(d) Lower withholding taxes recognised on interest receivable from the New Zealand subsidiary and presence
of tax credit from both Thailand and Malaysia subsidiaries in 2012 offset by deferred tax expenses
recognised from the New Zealand subsidiary and one of the Singapore subsidiaries.
(e) Absence of expenses relating to the acquisition of Hotel Royal Bangkok@Chinatown (formerly known as
White Orchid Hotel) of S$0.450 million, which was present in 2011.
Earnings per share increased to 16.36 cents in 2012 from 7.01 cents in 2011.
Increase in Singapore’s earnings
The increase in Singapore’s earnings was mainly due to the higher turnover achieved by the hotel segment and
better control of operating expenses, additional contribution from Royal Residences and presence of fair value gain
on investments from improved stock market conditions as opposed to fair value loss on investments in 2011.
Increase in Malaysia’s earnings
The increase in Malaysia’s earnings was mainly due to higher rental from its investment properties and the presence
of tax credit recognised in fourth quarter of 2012 as opposed to income tax expenses in 2011.

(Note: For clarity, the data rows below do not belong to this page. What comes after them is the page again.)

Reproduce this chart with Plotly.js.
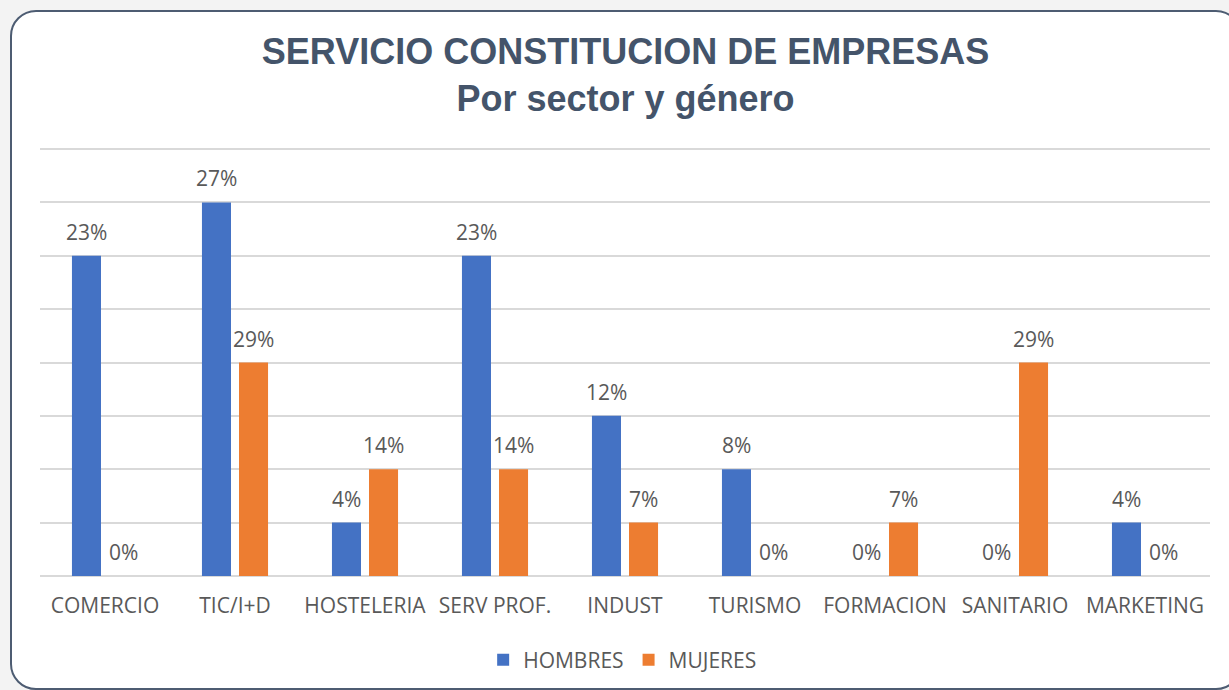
<!DOCTYPE html>
<html>
<head>
<meta charset="utf-8">
<script src="https://cdn.plot.ly/plotly-3.0.1.min.js"></script>
<style>
  html, body { margin: 0; padding: 0; width: 1229px; height: 690px; overflow: hidden; background: #f3f3f3; }
  #frame { position: absolute; left: 10px; top: 10px; width: 1228px; height: 676px; background: #ffffff;
           border: 2px solid #4d5c72; border-radius: 26px; }
  #chart { position: absolute; left: 0; top: 0; width: 1229px; height: 690px; }
</style>
</head>
<body>
<div id="frame"></div>
<div id="chart"></div>
<script>
const categories = ['COMERCIO', 'TIC/I+D', 'HOSTELERIA', 'SERV PROF.', 'INDUST', 'TURISMO', 'FORMACION', 'SANITARIO', 'MARKETING'];
const hombres = [6, 7, 1, 6, 3, 2, 0, 0, 1];
const mujeres = [0, 4, 2, 2, 1, 0, 1, 4, 0];
const hombresLabels = ['23%', '27%', '4%', '23%', '12%', '8%', '0%', '0%', '4%'];
const mujeresLabels = ['0%', '29%', '14%', '14%', '7%', '0%', '7%', '29%', '0%'];

const textColor = '#595959';
const labelFont = { family: 'Open Sans, sans-serif', size: 21, color: textColor };

const traces = [
  { type: 'bar', name: 'HOMBRES', x: categories, y: hombres, marker: { color: '#4472C4' }, hoverinfo: 'skip' },
  { type: 'bar', name: 'MUJERES', x: categories, y: mujeres, marker: { color: '#ED7D31' }, hoverinfo: 'skip' }
];

const annotations = [];
categories.forEach((c, i) => {
  annotations.push({ x: c, y: hombres[i], text: hombresLabels[i], showarrow: false, xanchor: 'center', yanchor: 'middle',
                     xshift: -18.5, yshift: 24, font: labelFont });
  annotations.push({ x: c, y: mujeres[i], text: mujeresLabels[i], showarrow: false, xanchor: 'center', yanchor: 'middle',
                     xshift: 18.5, yshift: 24, font: labelFont });
});

const layout = {
  width: 1229, height: 690,
  paper_bgcolor: 'rgba(0,0,0,0)', plot_bgcolor: 'rgba(0,0,0,0)',
  margin: { l: 40, r: 19, t: 147, b: 112, autoexpand: false },
  title: {
    text: 'SERVICIO CONSTITUCION DE EMPRESAS<br>Por sector y género',
    font: { family: 'Liberation Sans, Arial, sans-serif', size: 36, color: '#44546a', weight: 'bold' },
    x: 0.509, xanchor: 'center', y: 1 - 64 / 690, yanchor: 'top'
  },
  barmode: 'group', bargap: 0.43, bargroupgap: 0.216,
  xaxis: { type: 'category', showgrid: false, zeroline: false, showline: false, ticks: '',
           tickfont: labelFont, ticklabelstandoff: 13, fixedrange: true, automargin: false },
  yaxis: { range: [-0.0375, 8.0375], dtick: 1, tick0: 0, showticklabels: false, showgrid: true, gridcolor: '#d9d9d9', gridwidth: 2,
           zeroline: false, showline: false, ticks: '', fixedrange: true, automargin: false },
  legend: { orientation: 'h', x: 0.498, xanchor: 'center', yref: 'container', y: 1 - 660 / 690, yanchor: 'middle',
            font: labelFont, bgcolor: 'rgba(0,0,0,0)' },
  annotations: annotations,
  showlegend: true
};

Plotly.newPlot('chart', traces, layout, { displayModeBar: false, staticPlot: true });
</script>
</body>
</html>
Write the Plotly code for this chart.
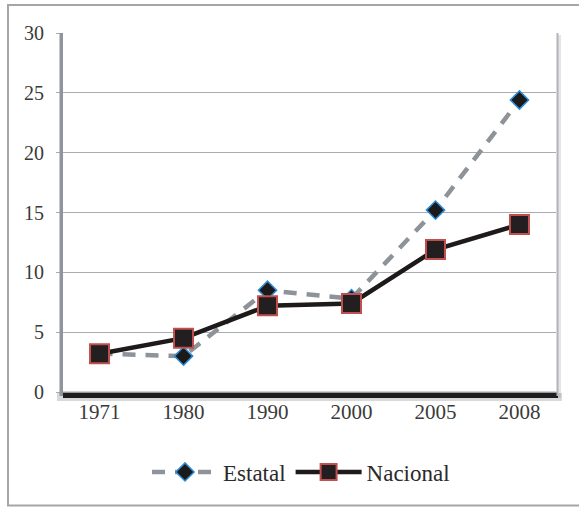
import plotly.graph_objects as go

years = ["1971", "1980", "1990", "2000", "2005", "2008"]
estatal = [3.2, 3.0, 8.5, 7.8, 15.2, 24.4]
nacional = [3.2, 4.5, 7.2, 7.4, 11.9, 14.0]
y_ticks = [0, 5, 10, 15, 20, 25, 30]

FONT = "'Liberation Serif', 'Times New Roman', Times, serif"
W, H = 579, 507
L, R, T, B = 63, 23, 33, 115
PW = W - L - R
PH = H - T - B


def px_x(px):
    return (px - L) / PW


def px_y(py):
    return (H - B - py) / PH


fig = go.Figure()
fig.add_trace(go.Scatter(
    x=years, y=estatal, name="Estatal", mode="lines+markers",
    line=dict(color="#8e9399", width=4.5, dash="13px,10px"),
    marker=dict(symbol="diamond", size=14, color="#1a1a1a",
                line=dict(color="#2e8bd6", width=1.5)),
))
fig.add_trace(go.Scatter(
    x=years, y=nacional, name="Nacional", mode="lines+markers",
    line=dict(color="#1e1a1a", width=4.5),
    marker=dict(symbol="square", size=19, color="#231f20",
                line=dict(color="#c0504d", width=2)),
))

shapes = [
    # outer frame
    dict(type="rect", xref="paper", yref="paper",
         x0=px_x(8), x1=px_x(610), y0=px_y(505.5), y1=px_y(5),
         line=dict(color="#a6a6a6", width=2), fillcolor="rgba(0,0,0,0)", layer="below"),
    # floor shadow
    dict(type="rect", xref="paper", yref="paper",
         x0=px_x(57), x1=px_x(562), y0=px_y(401), y1=px_y(393),
         line=dict(width=0), fillcolor="rgba(0,0,0,0.15)", layer="above"),
    dict(type="rect", xref="paper", yref="paper",
         x0=px_x(63), x1=px_x(558), y0=px_y(398), y1=px_y(392.5),
         line=dict(width=0), fillcolor="#1e1e1e", layer="above"),
    # x-axis line
    dict(type="line", xref="paper", yref="paper",
         x0=0, x1=1, y0=0, y1=0,
         line=dict(color="#a0a4a8", width=1), layer="above"),
    # left wall
    dict(type="rect", xref="paper", yref="paper",
         x0=px_x(59.5), x1=px_x(63), y0=px_y(396), y1=1,
         line=dict(width=0), fillcolor="#8e959c", layer="above"),
    # right edge
    dict(type="line", xref="paper", yref="paper",
         x0=px_x(559.5), x1=px_x(559.5), y0=px_y(398), y1=px_y(35),
         line=dict(color="rgba(0,0,0,0.10)", width=3), layer="above"),
    dict(type="line", xref="paper", yref="paper",
         x0=px_x(557.5), x1=px_x(557.5), y0=px_y(396), y1=px_y(33),
         line=dict(color="#b0b4b8", width=2), layer="above"),
]

fig.update_layout(
    width=W, height=H,
    margin=dict(l=L, r=R, t=T, b=B),
    paper_bgcolor="white", plot_bgcolor="white",
    font=dict(family=FONT, color="#3a3a3a", size=20),
    showlegend=True,
    legend=dict(orientation="h", x=px_x(301), xanchor="center",
                y=px_y(472), yanchor="middle",
                font=dict(family=FONT, size=23, color="#2a2a2a"),
                itemwidth=66, bgcolor="rgba(0,0,0,0)"),
    shapes=shapes,
    xaxis=dict(type="category", showgrid=False, zeroline=False,
               showline=False, ticks="", ticklabelstandoff=5,
               tickfont=dict(family=FONT, size=21, color="#3a3a3a")),
    yaxis=dict(range=[0, 30], tickvals=y_ticks, showgrid=True,
               gridcolor="#a9adb2", gridwidth=1, zeroline=False,
               showline=False, ticks="outside", ticklen=6,
               tickcolor="#a9adb2", ticklabelstandoff=8,
               tickfont=dict(family=FONT, size=20, color="#3a3a3a")),
)

fig.write_html("out.html")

Increase in New Zealand’s earnings
The increase in New Zealand’s earnings was mainly due to higher rental income from its investment properties and
the reversal of past years’ impairment loss of S$2.891 million on investment properties as opposed to impairment
loss of S$2.460 million in 2011.
Decrease in Thailand’s earnings
The decrease in Thailand’s earnings was mainly due to full year’s finance costs in 2012 as opposed to three months
period in 2011 and on-going fixed administrative costs which continued with the closure of the hotel for major
renovations and upgrading.
Group’s Financial Expenses
Increase in Group’s financial expenses
During the year, the Group’s interest expenses increased to S$3.211 million from S$2.529 million in 2011 mainly due
to recognition of a full year’s interest expense charge relating to the existing bank loan taken up by the Thailand
subsidiary as opposed to three months period in 2011.
Group’s Financial Position
The Group is financially healthy as at 31 December 2012. Its total assets as at year end amounted to S$504.982
million (2011: S$455.807 million). Bank loans as at 31 December 2012 amounted to S$95.714 million
(2011: S$95.669 million). The Group’s net gearing ratio was at 25% as at 31 December 2012 (2011: 29%).